These programs transfer resources from the young to the old, but also, on average, from the poor to the rich.

Add to these long-standing programs Obamacare, which charges the young rates above what it costs to insure them so that the old can pay rates below what it costs to insure them.  The program’s designers made no secret of the fact that the program was intended to impose costs on young Americans to transfer benefits to the old.

Obamacare makes the intergenerational transfer even greater.  Thus, it is somewhat paradoxical that young voters have increased their support for the welfare state even as old voters have decreased theirs.

The transfer recipients, who are older and wealthier than average, and who will be dead when the true cost of the current welfare state must be paid, increasingly oppose the transfers.  Meanwhile, young voters increasingly support these programs that cannot possibly provide them with the same level of benefits they now approve paying to their elders.

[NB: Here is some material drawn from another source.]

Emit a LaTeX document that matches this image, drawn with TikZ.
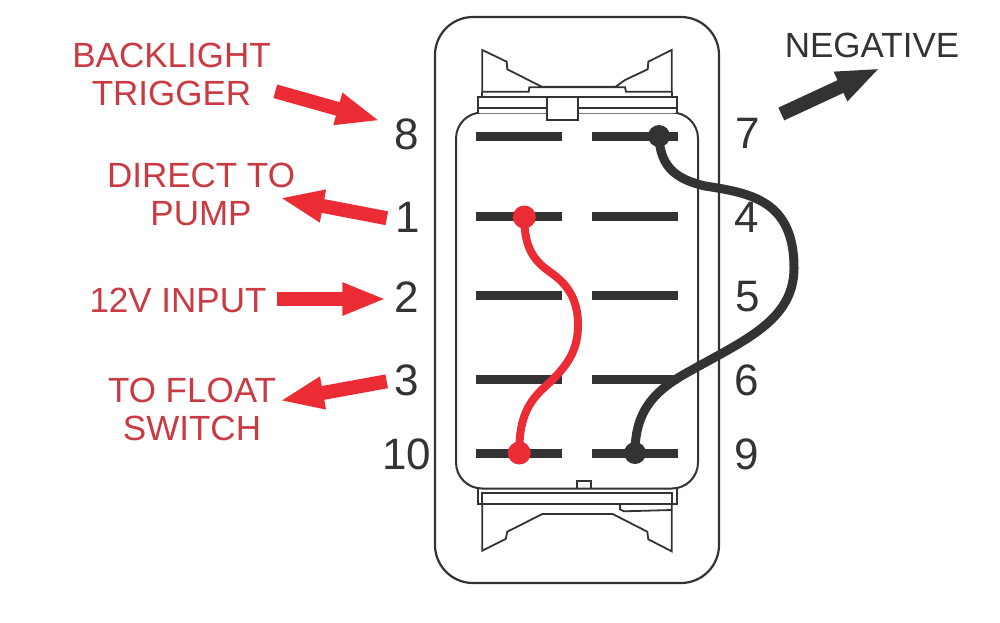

The young and old are, on average, both moving away from supporting policies that are in their narrow interests.

The most paradoxical part of this paradox is that the policies the young support not only work against their current interests, but also against everyone’s interests in the future because the high cost of funding these programs will slow economic growth.  Today the old benefit from those transfer programs; in the future, everyone, both young and old, will be worse off because of them.

Randall G. Holcombe is Research Fellow at the Independent Institute and DeVoe Moore Professor of Economics at Florida State University. His Independent books include Housing America: Building Out of a Crisis (edited with Benjamin Powell); and Writing Off Ideas: Taxation, Foundations, and Philanthropy in America .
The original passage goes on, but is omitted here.